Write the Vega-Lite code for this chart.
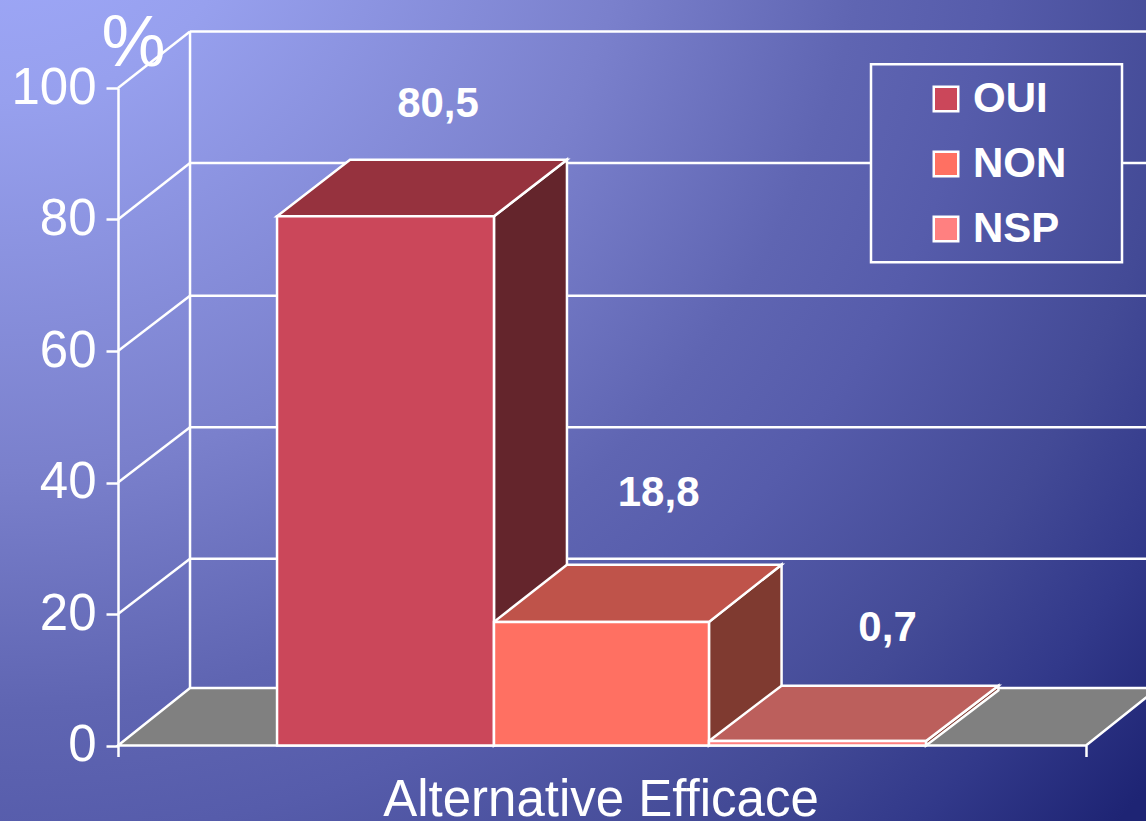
{
"$schema":"https://vega.github.io/schema/vega-lite/v6.json",
"width":1146,"height":821,"padding":0,"autosize":{"type":"none"},
"background":"#5b60b0",
"config":{"font":"Liberation Sans","view":{"stroke":null,"fill":{"gradient":"radial","x1":0,"y1":0,"r1":0,"x2":0,"y2":0,"r2":1.3,"stops":[{"offset":0,"color":"#a2acff"},{"offset":0.177,"color":"#97a0ee"},{"offset":0.426,"color":"#7a80cc"},{"offset":0.585,"color":"#5f65b2"},{"offset":0.674,"color":"#565cab"},{"offset":0.813,"color":"#434a96"},{"offset":0.901,"color":"#32398a"},{"offset":1,"color":"#1e2474"}]}}},
"datasets":{
"faces":[
{"face":"Sol","x":0,"y":0,"y2":0},{"face":"Sol","x":7.44,"y":8.75,"y2":0},{"face":"Sol","x":100,"y":8.75,"y2":0},{"face":"Sol","x":107.44,"y":8.75,"y2":8.75},
{"face":"OUI côté","x":38.84,"y":80.5,"y2":0},{"face":"OUI côté","x":46.38,"y":89.1,"y2":8.6},
{"face":"OUI dessus","x":16.43,"y":80.5,"y2":80.5},{"face":"OUI dessus","x":23.97,"y":89.1,"y2":80.5},{"face":"OUI dessus","x":38.84,"y":89.1,"y2":80.5},{"face":"OUI dessus","x":46.38,"y":89.1,"y2":89.1},
{"face":"NON côté","x":61.05,"y":18.8,"y2":0},{"face":"NON côté","x":68.55,"y":27.5,"y2":8.7},
{"face":"NON dessus","x":38.84,"y":18.8,"y2":18.8},{"face":"NON dessus","x":46.38,"y":27.5,"y2":18.8},{"face":"NON dessus","x":61.05,"y":27.5,"y2":18.8},{"face":"NON dessus","x":68.55,"y":27.5,"y2":27.5},
{"face":"NSP côté","x":83.47,"y":0.7,"y2":0},{"face":"NSP côté","x":90.95,"y":9.1,"y2":8.4},
{"face":"NSP dessus","x":61.05,"y":0.7,"y2":0.7},{"face":"NSP dessus","x":68.55,"y":9.1,"y2":0.7},{"face":"NSP dessus","x":83.47,"y":9.1,"y2":0.7},{"face":"NSP dessus","x":90.95,"y":9.1,"y2":9.1}
],
"frame":[
{"x":7.44,"x2":7.44,"y":8.75,"y2":108.6},
{"x":7.44,"x2":107.44,"y":28.4,"y2":28.4},{"x":7.44,"x2":107.44,"y":48.4,"y2":48.4},{"x":7.44,"x2":107.44,"y":68.4,"y2":68.4},
{"x":7.44,"x2":77.79,"y":88.6,"y2":88.6},{"x":103.72,"x2":107.44,"y":88.6,"y2":88.6},
{"x":7.44,"x2":107.44,"y":108.6,"y2":108.6},
{"x":0,"x2":7.44,"y":20,"y2":28.4},{"x":0,"x2":7.44,"y":40,"y2":48.4},{"x":0,"x2":7.44,"y":60,"y2":68.4},{"x":0,"x2":7.44,"y":80,"y2":88.6},{"x":0,"x2":7.44,"y":100,"y2":108.6}
],
"bars":[
{"serie":"OUI","x0":16.43,"x1":38.84,"valeur":80.5},
{"serie":"NON","x0":38.84,"x1":61.05,"valeur":18.8},
{"serie":"NSP","x0":61.05,"x1":83.47,"valeur":0.7}
],
"labels":[
{"texte":"80,5","x":33.06,"y":97.55},{"texte":"18,8","x":55.85,"y":38.45},{"texte":"0,7","x":79.5,"y":17.85}
]
},
"encoding":{
"x":{"type":"quantitative","scale":{"domain":[0,100],"range":[118,1086],"nice":false,"zero":false}},
"y":{"type":"quantitative","scale":{"domain":[0,100],"range":[745.5,88],"nice":false,"zero":false}}
},
"layer":[
{"data":{"name":"frame"},"mark":{"type":"rule","color":"white","strokeWidth":2.5},
 "encoding":{"x":{"field":"x","type":"quantitative","axis":{"values":[0,100],"labels":false,"domain":false,"grid":false,"offset":-75.5,"tickSize":11,"tickWidth":2.5,"tickColor":"white","title":"Alternative Efficace","titleColor":"white","titleFontSize":51,"titleFontWeight":"normal","titlePadding":18,"titleX":600.5}},
 "x2":{"field":"x2"},
 "y":{"field":"y","type":"quantitative","axis":{"values":[0,20,40,60,80,100],"grid":false,"offset":-118,"domainColor":"white","domainWidth":2.5,"tickColor":"white","tickWidth":2.5,"tickSize":12,"labelColor":"white","labelFontSize":51,"labelPadding":10,"title":null}},
 "y2":{"field":"y2"}}},
{"data":{"name":"faces"},"mark":{"type":"area","stroke":"white","strokeWidth":2.5,"opacity":1,"fillOpacity":1},
 "encoding":{"x":{"field":"x","type":"quantitative"},"y":{"field":"y","type":"quantitative"},"y2":{"field":"y2"},
 "color":{"field":"face","type":"nominal","legend":null,"scale":{"domain":["Sol","OUI côté","OUI dessus","NON côté","NON dessus","NSP côté","NSP dessus"],"range":["#808080","#64252C","#96323E","#7F3A30","#BF534A","#7F3A30","#BC5F5C"]}}}},
{"data":{"name":"bars"},"mark":{"type":"rect","stroke":"white","strokeWidth":2.5},
 "encoding":{"x":{"field":"x0","type":"quantitative"},"x2":{"field":"x1"},"y":{"field":"valeur","type":"quantitative"},"y2":{"datum":0},
 "color":{"field":"serie","type":"nominal","scale":{"domain":["OUI","NON","NSP"],"range":["#CB475A","#FF7062","#FF8080"]},
 "legend":{"orient":"none","legendX":925,"legendY":78,"title":null,"symbolType":"square","symbolSize":600,"symbolStrokeColor":"white","symbolStrokeWidth":2.5,"labelColor":"white","labelFontSize":42,"labelFontWeight":"bold","labelOffset":6,"rowPadding":23,"padding":0,"labelLimit":300}}}},
{"data":{"values":[{"x":77.79,"x2":103.72,"y":73.5,"y2":103.6}]},"mark":{"type":"rect","fillOpacity":0,"fill":"white","stroke":"white","strokeWidth":2.5},
 "encoding":{"x":{"field":"x","type":"quantitative"},"x2":{"field":"x2"},"y":{"field":"y","type":"quantitative"},"y2":{"field":"y2"}}},
{"data":{"name":"labels"},"mark":{"type":"text","color":"white","fontSize":42,"fontWeight":"bold"},
 "encoding":{"x":{"field":"x","type":"quantitative"},"y":{"field":"y","type":"quantitative"},"text":{"field":"texte"}}},
{"data":{"values":[{"x":1.6,"y":106.7,"texte":"%"}]},"mark":{"type":"text","color":"white","fontSize":72},
 "encoding":{"x":{"field":"x","type":"quantitative"},"y":{"field":"y","type":"quantitative"},"text":{"field":"texte"}}}
],
"resolve":{"scale":{"color":"independent"}}
}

------------------------------

Every line above should be returned word for word, with the pictures left behind.

Write the Vega-Lite code for this chart.
{
"$schema":"https://vega.github.io/schema/vega-lite/v6.json",
"width":1146,"height":821,"padding":0,"autosize":{"type":"none"},
"background":"#5b60b0",
"config":{"font":"Liberation Sans","view":{"stroke":null,"fill":{"gradient":"radial","x1":0,"y1":0,"r1":0,"x2":0,"y2":0,"r2":1.3,"stops":[{"offset":0,"color":"#a2acff"},{"offset":0.177,"color":"#97a0ee"},{"offset":0.426,"color":"#7a80cc"},{"offset":0.585,"color":"#5f65b2"},{"offset":0.674,"color":"#565cab"},{"offset":0.813,"color":"#434a96"},{"offset":0.901,"color":"#32398a"},{"offset":1,"color":"#1e2474"}]}}},
"datasets":{
"faces":[
{"face":"Sol","x":0,"y":0,"y2":0},{"face":"Sol","x":7.44,"y":8.75,"y2":0},{"face":"Sol","x":100,"y":8.75,"y2":0},{"face":"Sol","x":107.44,"y":8.75,"y2":8.75},
{"face":"OUI côté","x":38.84,"y":80.5,"y2":0},{"face":"OUI côté","x":46.38,"y":89.1,"y2":8.6},
{"face":"OUI dessus","x":16.43,"y":80.5,"y2":80.5},{"face":"OUI dessus","x":23.97,"y":89.1,"y2":80.5},{"face":"OUI dessus","x":38.84,"y":89.1,"y2":80.5},{"face":"OUI dessus","x":46.38,"y":89.1,"y2":89.1},
{"face":"NON côté","x":61.05,"y":18.8,"y2":0},{"face":"NON côté","x":68.55,"y":27.5,"y2":8.7},
{"face":"NON dessus","x":38.84,"y":18.8,"y2":18.8},{"face":"NON dessus","x":46.38,"y":27.5,"y2":18.8},{"face":"NON dessus","x":61.05,"y":27.5,"y2":18.8},{"face":"NON dessus","x":68.55,"y":27.5,"y2":27.5},
{"face":"NSP côté","x":83.47,"y":0.7,"y2":0},{"face":"NSP côté","x":90.95,"y":9.1,"y2":8.4},
{"face":"NSP dessus","x":61.05,"y":0.7,"y2":0.7},{"face":"NSP dessus","x":68.55,"y":9.1,"y2":0.7},{"face":"NSP dessus","x":83.47,"y":9.1,"y2":0.7},{"face":"NSP dessus","x":90.95,"y":9.1,"y2":9.1}
],
"frame":[
{"x":7.44,"x2":7.44,"y":8.75,"y2":108.6},
{"x":7.44,"x2":107.44,"y":28.4,"y2":28.4},{"x":7.44,"x2":107.44,"y":48.4,"y2":48.4},{"x":7.44,"x2":107.44,"y":68.4,"y2":68.4},
{"x":7.44,"x2":77.79,"y":88.6,"y2":88.6},{"x":103.72,"x2":107.44,"y":88.6,"y2":88.6},
{"x":7.44,"x2":107.44,"y":108.6,"y2":108.6},
{"x":0,"x2":7.44,"y":20,"y2":28.4},{"x":0,"x2":7.44,"y":40,"y2":48.4},{"x":0,"x2":7.44,"y":60,"y2":68.4},{"x":0,"x2":7.44,"y":80,"y2":88.6},{"x":0,"x2":7.44,"y":100,"y2":108.6}
],
"bars":[
{"serie":"OUI","x0":16.43,"x1":38.84,"valeur":80.5},
{"serie":"NON","x0":38.84,"x1":61.05,"valeur":18.8},
{"serie":"NSP","x0":61.05,"x1":83.47,"valeur":0.7}
],
"labels":[
{"texte":"80,5","x":33.06,"y":97.55},{"texte":"18,8","x":55.85,"y":38.45},{"texte":"0,7","x":79.5,"y":17.85}
]
},
"encoding":{
"x":{"type":"quantitative","scale":{"domain":[0,100],"range":[118,1086],"nice":false,"zero":false}},
"y":{"type":"quantitative","scale":{"domain":[0,100],"range":[745.5,88],"nice":false,"zero":false}}
},
"layer":[
{"data":{"name":"frame"},"mark":{"type":"rule","color":"white","strokeWidth":2.5},
 "encoding":{"x":{"field":"x","type":"quantitative","axis":{"values":[0,100],"labels":false,"domain":false,"grid":false,"offset":-75.5,"tickSize":11,"tickWidth":2.5,"tickColor":"white","title":"Alternative Efficace","titleColor":"white","titleFontSize":51,"titleFontWeight":"normal","titlePadding":18,"titleX":600.5}},
 "x2":{"field":"x2"},
 "y":{"field":"y","type":"quantitative","axis":{"values":[0,20,40,60,80,100],"grid":false,"offset":-118,"domainColor":"white","domainWidth":2.5,"tickColor":"white","tickWidth":2.5,"tickSize":12,"labelColor":"white","labelFontSize":51,"labelPadding":10,"title":null}},
 "y2":{"field":"y2"}}},
{"data":{"name":"faces"},"mark":{"type":"area","stroke":"white","strokeWidth":2.5,"opacity":1,"fillOpacity":1},
 "encoding":{"x":{"field":"x","type":"quantitative"},"y":{"field":"y","type":"quantitative"},"y2":{"field":"y2"},
 "color":{"field":"face","type":"nominal","legend":null,"scale":{"domain":["Sol","OUI côté","OUI dessus","NON côté","NON dessus","NSP côté","NSP dessus"],"range":["#808080","#64252C","#96323E","#7F3A30","#BF534A","#7F3A30","#BC5F5C"]}}}},
{"data":{"name":"bars"},"mark":{"type":"rect","stroke":"white","strokeWidth":2.5},
 "encoding":{"x":{"field":"x0","type":"quantitative"},"x2":{"field":"x1"},"y":{"field":"valeur","type":"quantitative"},"y2":{"datum":0},
 "color":{"field":"serie","type":"nominal","scale":{"domain":["OUI","NON","NSP"],"range":["#CB475A","#FF7062","#FF8080"]},
 "legend":{"orient":"none","legendX":925,"legendY":78,"title":null,"symbolType":"square","symbolSize":600,"symbolStrokeColor":"white","symbolStrokeWidth":2.5,"labelColor":"white","labelFontSize":42,"labelFontWeight":"bold","labelOffset":6,"rowPadding":23,"padding":0,"labelLimit":300}}}},
{"data":{"values":[{"x":77.79,"x2":103.72,"y":73.5,"y2":103.6}]},"mark":{"type":"rect","fillOpacity":0,"fill":"white","stroke":"white","strokeWidth":2.5},
 "encoding":{"x":{"field":"x","type":"quantitative"},"x2":{"field":"x2"},"y":{"field":"y","type":"quantitative"},"y2":{"field":"y2"}}},
{"data":{"name":"labels"},"mark":{"type":"text","color":"white","fontSize":42,"fontWeight":"bold"},
 "encoding":{"x":{"field":"x","type":"quantitative"},"y":{"field":"y","type":"quantitative"},"text":{"field":"texte"}}},
{"data":{"values":[{"x":1.6,"y":106.7,"texte":"%"}]},"mark":{"type":"text","color":"white","fontSize":72},
 "encoding":{"x":{"field":"x","type":"quantitative"},"y":{"field":"y","type":"quantitative"},"text":{"field":"texte"}}}
],
"resolve":{"scale":{"color":"independent"}}
}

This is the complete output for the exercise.